It takes many years to develop a business and for it to grow. Enterprises employ millions of people who support their families and are the building blocks of our national wealth. Should we not be more supportive, as a society, when a company fails?
Since 2000, the number of businesses in the UK has increased each year, by 3% on average. In 2016, there were 2.2 million more businesses than in 2000, an increase of 64% over the whole period. Businesses actual employment of people has fallen since 2000 from around a third, to a quarter. This decline is due to the growth in self-employment. The total number of company’s insolvencies from 2013 to 2016 was just over 70,000 (Office of National Statistics).
In most countries, there are two tests for bankruptcy:
- A company that cannot pay its debts because there is not enough money in the bank (this would tip a company in the UK into liquidation);
- A company with liabilities that exceed its assets (the company can avoid liquidation if it can negotiate a deal with its creditors).

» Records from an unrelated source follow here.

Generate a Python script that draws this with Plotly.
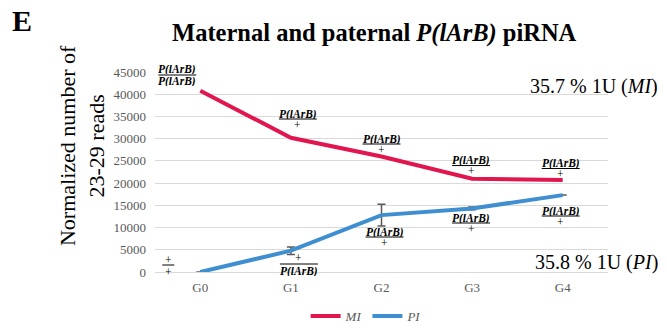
import plotly.graph_objects as go

# Generations on the x axis
generations = ["G0", "G1", "G2", "G3", "G4"]

# Normalized number of 23-29 nt reads
mi_reads = [40800, 30200, 26000, 21000, 20700]
pi_reads = [0, 4800, 12800, 14300, 17300]
pi_err = [0, 850, 2450, 300, 0]

y_ticks = [0, 5000, 10000, 15000, 20000, 25000, 30000, 35000, 40000, 45000]
Y_MAX = 45000

# Genotype labels: (generation index, numerator, denominator, y numerator, y denominator, x shift)
geno = "<b><i>P(lArB)</i></b>"
genotype_labels = [
    (0, geno, geno, 45675, 42975, -23),
    (0, "+", "+", 2925, 225, -32),
    (1, geno, "+", 35550, 33300, 7),
    (1, "+", geno, 3375, 225, 8),
    (2, geno, "+", 29925, 27675, 0),
    (2, geno, "+", 9000, 6750, 3),
    (3, geno, "+", 25100, 22800, -1),
    (3, geno, "+", 12150, 9900, -1),
    (4, geno, "+", 24420, 22140, -2),
    (4, geno, "+", 13725, 11475, -2),
]

SERIF = "Liberation Serif, Times New Roman, serif"
RED = "#E2164F"
BLUE = "#3E8ED0"
GREY = "#595959"

fig = go.Figure()
fig.add_trace(go.Scatter(
    x=generations, y=mi_reads, mode="lines", name="<i>MI</i>",
    line=dict(color=RED, width=4),
))
fig.add_trace(go.Scatter(
    x=generations, y=pi_reads, mode="lines", name="<i>PI</i>",
    line=dict(color=BLUE, width=4),
    error_y=dict(type="data", array=pi_err, visible=True,
                 color=GREY, thickness=1.5, width=4),
))


def label(gen, y, text, dx):
    # Labels above the axis range are placed relative to the top edge so they stay visible
    ann = dict(x=gen, xref="x", text=text, showarrow=False, xshift=dx,
               height=9, valign="middle",
               font=dict(family=SERIF, size=11.5, color="#000000"))
    if y > Y_MAX:
        ann.update(y=Y_MAX, yref="y", yshift=(y - Y_MAX) / Y_MAX * 200)
    else:
        ann.update(y=y, yref="y")
    return ann


annotations = []
shapes = []
for gi, num, den, ynum, yden, dx in genotype_labels:
    annotations.append(label(generations[gi], ynum, num, dx))
    annotations.append(label(generations[gi], yden, den, dx))
    # Fraction bar between the two genotype halves
    half = 19 if geno in (num, den) else 6
    ybar = (ynum + yden) / 2
    shapes.append(dict(
        type="line", xref="x", yref="y", xsizemode="pixel", xanchor=gi,
        x0=dx - half, x1=dx + half, y0=ybar, y1=ybar,
        line=dict(color="#000000", width=1),
    ))

# Percentage notes on the right
annotations.append(dict(
    x=1.115, y=0.925, xref="paper", yref="paper", xanchor="right", yanchor="middle",
    text="35.7 % 1U (<i>MI</i>)", showarrow=False,
    font=dict(family=SERIF, size=20, color="#000000"),
))
annotations.append(dict(
    x=1.115, y=0.05, xref="paper", yref="paper", xanchor="right", yanchor="middle",
    text="35.8 % 1U (<i>PI</i>)", showarrow=False,
    font=dict(family=SERIF, size=20, color="#000000"),
))

# Y axis title
annotations.append(dict(
    x=-0.161, y=0.63, xref="paper", yref="paper", xanchor="center", yanchor="middle",
    text="Normalized number of<br>23-29 reads", textangle=-90, showarrow=False,
    font=dict(family=SERIF, size=22, color="#000000"),
))

# Panel letter
annotations.append(dict(
    x=-0.32, y=1.26, xref="paper", yref="paper", xanchor="left", yanchor="middle",
    text="<b>E</b>", showarrow=False,
    font=dict(family=SERIF, size=30, color="#000000"),
))

fig.update_layout(
    width=667, height=328,
    margin=dict(l=155, r=59, t=72, b=56, autoexpand=False),
    paper_bgcolor="white", plot_bgcolor="white",
    title=dict(
        text="<b>Maternal and paternal <i>P(lArB)</i> piRNA</b>",
        x=0.561, xanchor="center", y=0.902, yanchor="middle",
        font=dict(family=SERIF, size=24.5, color="#000000"),
    ),
    xaxis=dict(
        type="category", range=[-0.5, 4.5], showgrid=False, zeroline=False,
        showline=False, ticks="", ticklabelstandoff=6,
        tickfont=dict(family=SERIF, size=13, color=GREY),
    ),
    yaxis=dict(
        range=[0, Y_MAX], tickvals=y_ticks, tickformat="d", showgrid=True,
        gridcolor="#D9D9D9", gridwidth=1.3, zeroline=True,
        zerolinecolor="#D9D9D9", zerolinewidth=1.3,
        showline=False, ticks="", ticklabelstandoff=8,
        tickfont=dict(family=SERIF, size=13, color=GREY),
    ),
    legend=dict(
        orientation="h", x=0.466, xanchor="center", y=-0.22, yanchor="middle",
        font=dict(family=SERIF, size=13, color=GREY), itemwidth=30,
    ),
    annotations=annotations,
    shapes=shapes,
    hovermode=False,
)

fig.write_html("out.html")
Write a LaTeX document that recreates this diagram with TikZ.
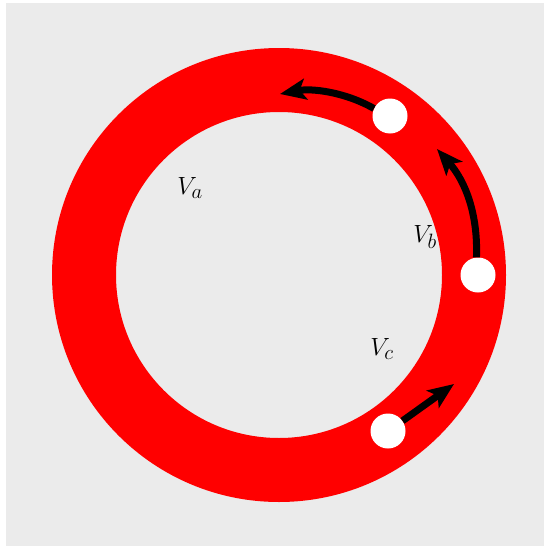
\documentclass[tikz,border=0pt]{standalone}
\usetikzlibrary{arrows.meta}
\definecolor{bg}{HTML}{EBEBEB}
\begin{document}
\begin{tikzpicture}[x=1pt,y=-1pt,
  dot/.style={circle,fill=white,draw=none,minimum size=35pt,inner sep=0pt},
  lbl/.style={inner sep=0pt,font=\fontsize{28}{32}\selectfont},
  flow/.style={line width=7pt,-{Stealth[length=26pt,width=21pt,inset=6pt]}}]
\useasboundingbox (0,0) rectangle (544,546);
\fill[bg] (6,3) rectangle (544,546);
\coordinate (c) at (279,275);
\fill[red,even odd rule] (c) circle (227) (c) circle (163);
\node[dot] (d1) at (390,116) {};
\node[dot] (d2) at (478,275) {};
\node[dot] (d3) at (388,431) {};
\coordinate (a1) at (280,94);
\coordinate (b1) at (437,149);
\coordinate (c1) at (454,384);
\draw[flow] (d1.155) .. controls (345,92) and (312,88) .. (a1);
\draw[flow] (d2.95) .. controls (478,215) and (466,182) .. (b1);
\draw[flow] (d3.35) -- (c1);
\node[lbl] (va) at (190,188) {$V_a$};
\node[lbl] (vb) at (425,237) {$V_b$};
\node[lbl] (vc) at (382,349) {$V_c$};
\end{tikzpicture}
\end{document}
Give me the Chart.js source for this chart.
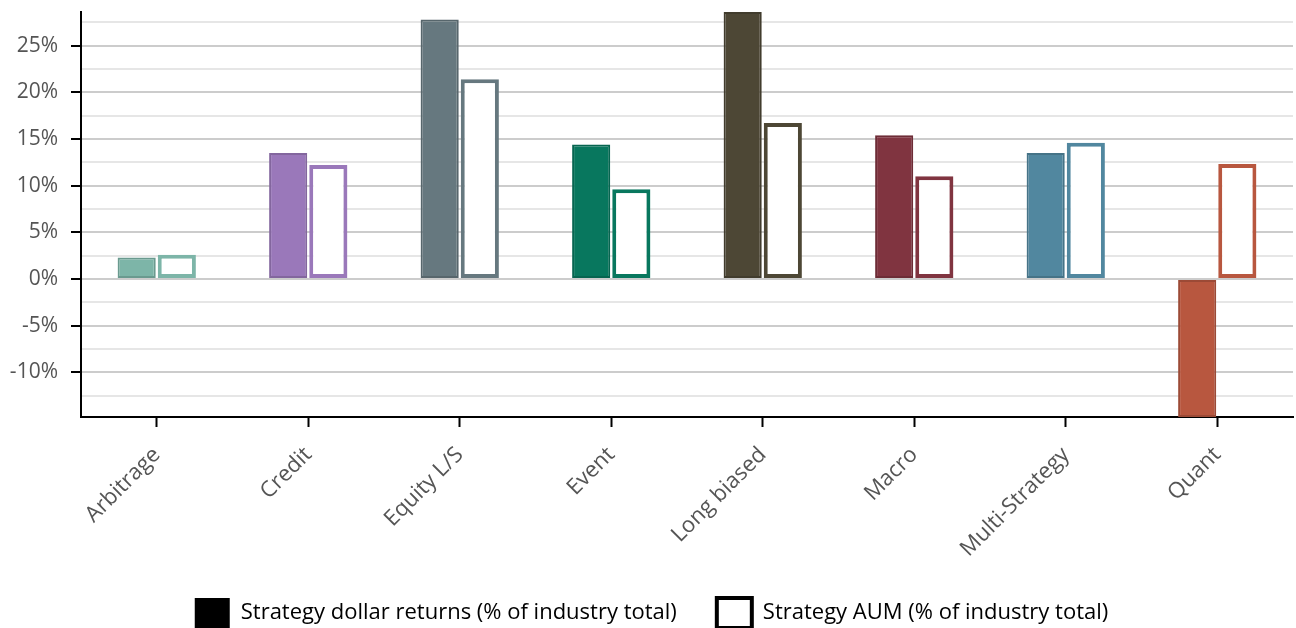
<!DOCTYPE html>
<html>
<head>
<meta charset="utf-8">
<script src="https://cdn.jsdelivr.net/npm/chart.js@4.4.0/dist/chart.umd.min.js"></script>
<style>
  html, body { margin: 0; padding: 0; background: #fff; }
  #wrap { width: 1296px; height: 628px; }
</style>
</head>
<body>
<div id="wrap"><canvas id="strategyChart" width="1296" height="628"></canvas></div>
<script>
// strategies on the x axis
const categories = ['Arbitrage', 'Credit', 'Equity L/S', 'Event', 'Long biased', 'Macro', 'Multi-Strategy', 'Quant'];
// % of industry total
const dollarReturns = [2.3, 13.5, 27.8, 14.4, 28.6, 15.4, 13.5, -14.8];
const aumShare = [2.6, 12.2, 21.4, 9.6, 16.7, 11.0, 14.6, 12.3];
const seriesNames = ['Strategy dollar returns (% of industry total)', 'Strategy AUM (% of industry total)'];
// y axis ticks (every 2.5%, labels on every 5%)
const yTicks = [-12.5, -10, -7.5, -5, -2.5, 0, 2.5, 5, 7.5, 10, 12.5, 15, 17.5, 20, 22.5, 25, 27.5];
const yMin = -14.8;
const yMax = 28.6;

const colors = ['#7db5a8', '#9a78ba', '#66787f', '#08775e', '#4d4735', '#803440', '#51879f', '#b8573f'];

// slightly darker edge for the filled bars
const darken = (hex, f) => {
  const n = parseInt(hex.slice(1), 16);
  const r = Math.round(((n >> 16) & 255) * f);
  const g = Math.round(((n >> 8) & 255) * f);
  const b = Math.round((n & 255) * f);
  return `rgb(${r},${g},${b})`;
};

const isMajor = v => Math.abs(v % 5) < 1e-6;
const fontFamily = "'Open Sans', 'Noto Sans', sans-serif";

const ctx = document.getElementById('strategyChart').getContext('2d');
new Chart(ctx, {
  type: 'bar',
  data: {
    labels: categories,
    datasets: [
      {
        label: seriesNames[0],
        data: dollarReturns,
        backgroundColor: colors,
        borderColor: colors.map(c => darken(c, 0.85)),
        borderWidth: 2,
        borderSkipped: false,
      },
      {
        label: seriesNames[1],
        data: aumShare,
        backgroundColor: '#ffffff',
        borderColor: colors,
        borderWidth: 4,
        borderSkipped: false,
      },
    ],
  },
  options: {
    responsive: false,
    animation: false,
    categoryPercentage: 0.53,
    barPercentage: 0.95,
    layout: { padding: { top: 12, right: 3, left: 10, bottom: -10 } },
    plugins: {
      tooltip: { enabled: false },
      legend: {
        position: 'bottom',
        labels: {
          font: { family: fontFamily, size: 22 },
          color: '#333',
          boxWidth: 35,
          boxHeight: 30,
          padding: 40,
          generateLabels: () => [
            { text: seriesNames[0], fillStyle: '#000', strokeStyle: '#000', lineWidth: 0, datasetIndex: 0 },
            { text: seriesNames[1], fillStyle: '#fff', strokeStyle: '#000', lineWidth: 4, datasetIndex: 1 },
          ],
        },
      },
    },
    scales: {
      x: {
        afterFit: scale => {
          scale.paddingLeft = 0;
          scale.paddingRight = 0;
          // fixed band height so the labels can sit lower
          scale.height = 141;
        },
        grid: {
          offset: false,
          drawOnChartArea: false,
          tickLength: 10,
          tickColor: '#000',
          tickWidth: 2,
        },
        border: { color: '#000', width: 2 },
        ticks: {
          color: '#555',
          font: { family: fontFamily, size: 22 },
          maxRotation: 45,
          minRotation: 45,
          padding: 15,
        },
      },
      y: {
        min: yMin,
        max: yMax,
        afterBuildTicks: scale => {
          scale.ticks = yTicks.map(v => ({ value: v }));
        },
        afterFit: scale => {
          scale.width = 71;
          scale.paddingTop = 0;
          scale.paddingBottom = 0;
        },
        grid: {
          color: c => (isMajor(c.tick.value) ? '#cccccc' : '#e6e6e6'),
          lineWidth: 2,
          tickLength: 10,
          tickWidth: 2,
          tickColor: c => (isMajor(c.tick.value) ? '#000' : 'rgba(0,0,0,0)'),
        },
        border: { color: '#000', width: 2 },
        ticks: {
          autoSkip: false,
          color: '#555',
          font: { family: fontFamily, size: 21 },
          padding: 13,
          callback: v => (isMajor(v) ? v + '%' : ''),
        },
      },
    },
  },
});
</script>
</body>
</html>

The UK’s insolvency system, on the whole, returns more money to creditors (as it’s more creditor centric) and is faster and cheaper than the United States, for example. However, a common complaint among struggling firms under the threat of insolvency is that the time for decision-making is too short. Critics believe firms need a longer period to consider their options and take decisions without jeopardising the company’s supply chain and increasing pressure on their cash flow, both of which will accelerate the commencement of insolvency. Therefore, there is a desire to ask the government to copy the Chapter 11 system in the United States, where companies are allowed 90 days’ grace.